06 July 2012

Unhealthful News 215 - Erasing the line between health-related news and entertainment

Chris Snowdon recently (well, fairly recently -- I am rather behind on blog reading) wrote a great post about the idiotic coverage of a recent violent attack in Florida (the one that involved a man biting off the face of an innocent bystander, eliciting excited reports about zombie-like behavior, even though everyone knows that zombies eat brains, not faces, to say nothing of the fact that the perpetrator was killed after the attack, not before).  The coverage mostly attributed this to the perpetrator being under the influence of the designer drug, "bath salts".  To jump to the punchline, the toxicology report eventually found neither this no any other psychoactive drugs in the perpetrator's body, and the (low-key, probably not noticed by 99% of those who heard the "zombie" and "bath salts" story) coverage of that suggested, "hmm, maybe it has something to do with his history of schizophrenia".

Just lovely.

But why would a news reporter not want to attribute a bad event to some random new technology?  After all, if one idiot claims "that must be what did it", it is the job of the press to just blindly report that, right?  I believe that is what Woodward and Bernstein did.

Here is another great example of the same idiocy:
Corrales officials say a fire that burned more than 350 acres of the wooded area along the Rio Grande was most likely sparked by an electronic cigarette.  Village Administrator John Avila says an employee apparently dropped the device while patrolling on June 20. The employee realized the device was gone after ducking under a tree limb. The fire started soon after.
The employee probably urinated in the woods while he was out there too (at least if he was a guy), and that was just about equally likely to be responsible for the fire, as anyone who knows anything about e-cigarettes would realize.  A dropped e-cigarette is no more likely to start a fire than a dropped flashlight, since they are more or less the same thing when lying inertly on the ground (i.e., a battery, in a case, which can be -- but was not at the time -- connected in circuit with a filament that gets hot).  Indeed, the flashlight would create a greater risk if it were left turned on, which the e-cigarette could not be (unless it was some very strange mod, which seems unlikely).

This would have been obvious to anyone who bothered to talk to anyone who knows anything about e-cigarettes.  Presumably either the employee who used the e-cigarette or the village administrator, whichever one made up this story, did not know anything.  It was fairly stupid of them to make the claim without checking whether it was at all reasonable.  But people make stupid claims sometimes.
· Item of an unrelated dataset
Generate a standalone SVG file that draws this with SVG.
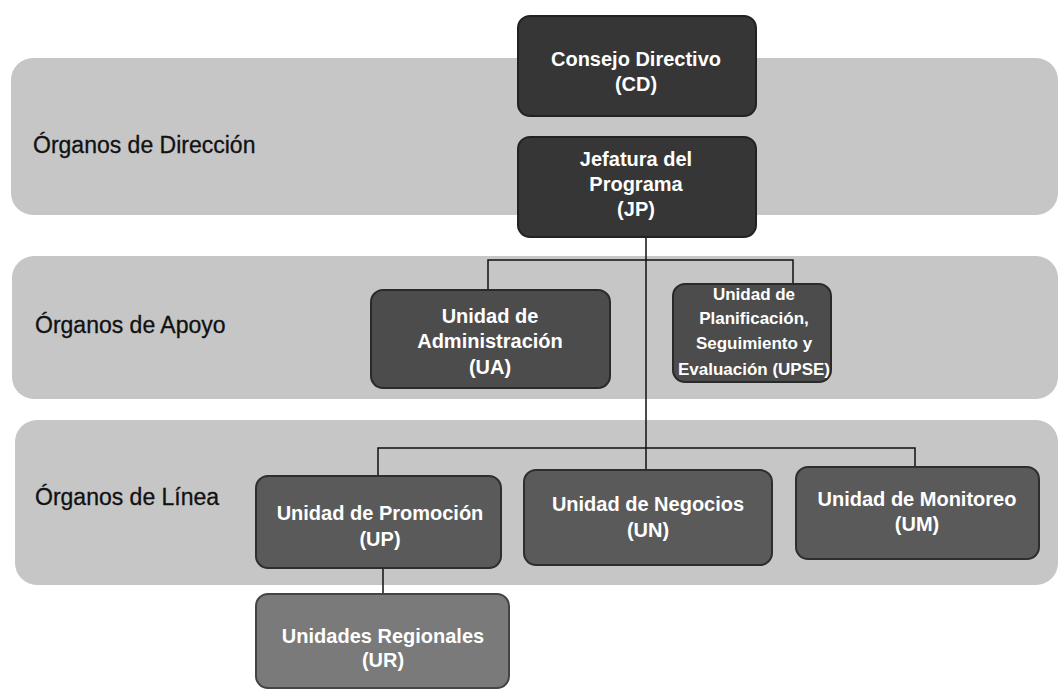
<svg xmlns="http://www.w3.org/2000/svg" width="1058" height="694" viewBox="0 0 1058 694">
<style>
.band{fill:#c6c6c6;}
.lbl{font-family:"Liberation Sans",Arial,sans-serif;font-size:23px;fill:#111;stroke:#111;stroke-width:0.3;}
.nt{font-family:"Liberation Sans",Arial,sans-serif;font-size:20px;font-weight:bold;fill:#fff;text-anchor:middle;}
.sm{font-size:17px;}
.n1{fill:#363636;stroke:#222;stroke-width:2;}
.n2{fill:#4c4c4c;stroke:#2a2a2a;stroke-width:2;}
.n3{fill:#5a5a5a;stroke:#2e2e2e;stroke-width:2;}
.n4{fill:#7a7a7a;stroke:#444;stroke-width:2;}
.conn{fill:none;stroke:#111;stroke-width:1.5;}
</style>
<rect width="1058" height="694" fill="#fff"/>
<g id="bands">
<rect class="band" x="11" y="58" width="1047" height="157" rx="22"/>
<rect class="band" x="12" y="256" width="1046" height="143" rx="22"/>
<rect class="band" x="15" y="420" width="1043" height="165" rx="22"/>
<text class="lbl" x="33" y="153">Órganos de Dirección</text>
<text class="lbl" x="35" y="333">Órganos de Apoyo</text>
<text class="lbl" x="35" y="505">Órganos de Línea</text>
</g>
<g id="connectors">
<path class="conn" d="M646 237 V470"/>
<path class="conn" d="M488 290 V260 H793 V284"/>
<path class="conn" d="M378 476 V448 H915 V467"/>
<path class="conn" d="M383 568 V594"/>
</g>
<g id="CD">
<rect class="n1" x="518" y="16" width="238" height="100" rx="12"/>
<text class="nt" x="636" y="66">Consejo Directivo</text>
<text class="nt" x="636" y="91">(CD)</text>
</g>
<g id="JP">
<rect class="n1" x="518" y="137" width="238" height="100" rx="12"/>
<text class="nt" x="636" y="166">Jefatura del</text>
<text class="nt" x="636" y="191">Programa</text>
<text class="nt" x="636" y="216">(JP)</text>
</g>
<g id="UA">
<rect class="n2" x="371" y="290" width="239" height="98" rx="12"/>
<text class="nt" x="490" y="323">Unidad de</text>
<text class="nt" x="490" y="348">Administración</text>
<text class="nt" x="490" y="374">(UA)</text>
</g>
<g id="UPSE">
<rect class="n2" x="673" y="284" width="158" height="98" rx="12"/>
<text class="nt sm" x="754" y="300">Unidad de</text>
<text class="nt sm" x="754" y="324">Planificación,</text>
<text class="nt sm" x="754" y="349">Seguimiento y</text>
<text class="nt sm" x="754" y="375">Evaluación (UPSE)</text>
</g>
<g id="UP">
<rect class="n3" x="256" y="476" width="245" height="92" rx="12"/>
<text class="nt" x="380" y="520">Unidad de Promoción</text>
<text class="nt" x="380" y="546">(UP)</text>
</g>
<g id="UN">
<rect class="n3" x="524" y="470" width="248" height="95" rx="12"/>
<text class="nt" x="648" y="511">Unidad de Negocios</text>
<text class="nt" x="648" y="537">(UN)</text>
</g>
<g id="UM">
<rect class="n3" x="796" y="467" width="243" height="92" rx="12"/>
<text class="nt" x="917" y="506">Unidad de Monitoreo</text>
<text class="nt" x="917" y="531">(UM)</text>
</g>
<g id="UR">
<rect class="n4" x="256" y="594" width="253" height="94" rx="12"/>
<text class="nt" x="383" y="643">Unidades Regionales</text>
<text class="nt" x="383" y="667">(UR)</text>
</g>
</svg>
A reporter, even one who knows nothing about e-cigarettes (or "bath salts" or zombies) should know that people make stupid claims.  I said that the reporters of these stories were idiots, but that is really letting them off too easy.  What they are is grossly negligent and derelict in their duty, and creating great social harm as a result.

Why do they do this?  Because it makes the news more entertaining to just report rumors and scary stories about technology.  And most reporters today seem to be frustrated entertainers, rather than real journalists.

[Update:  I have explored a few analyses of how some low-quality e-cigarettes could actually fail in a way that would start a fire.  So perhaps it cannot be ruled out.  But "not ruled out" is quite different from "happened" or "is the most likely explanation" or even "is a plausible explanation".  There is a difference between "assume the fire was caused by an e-cigarette and try to explain how" and "of all the possible causes of a fire, and the rarity of an e-cigarette sitting idle creating ignition temperatures, how reasonable is that explanation?" -- that difference is represents how scientists and reporters (real ones) think.  The plausible explanation I liked is that the worker was smoking and thinks that caused it, but was not supposed to be smoking, so make up the a lie that was as close as possible to the truth.]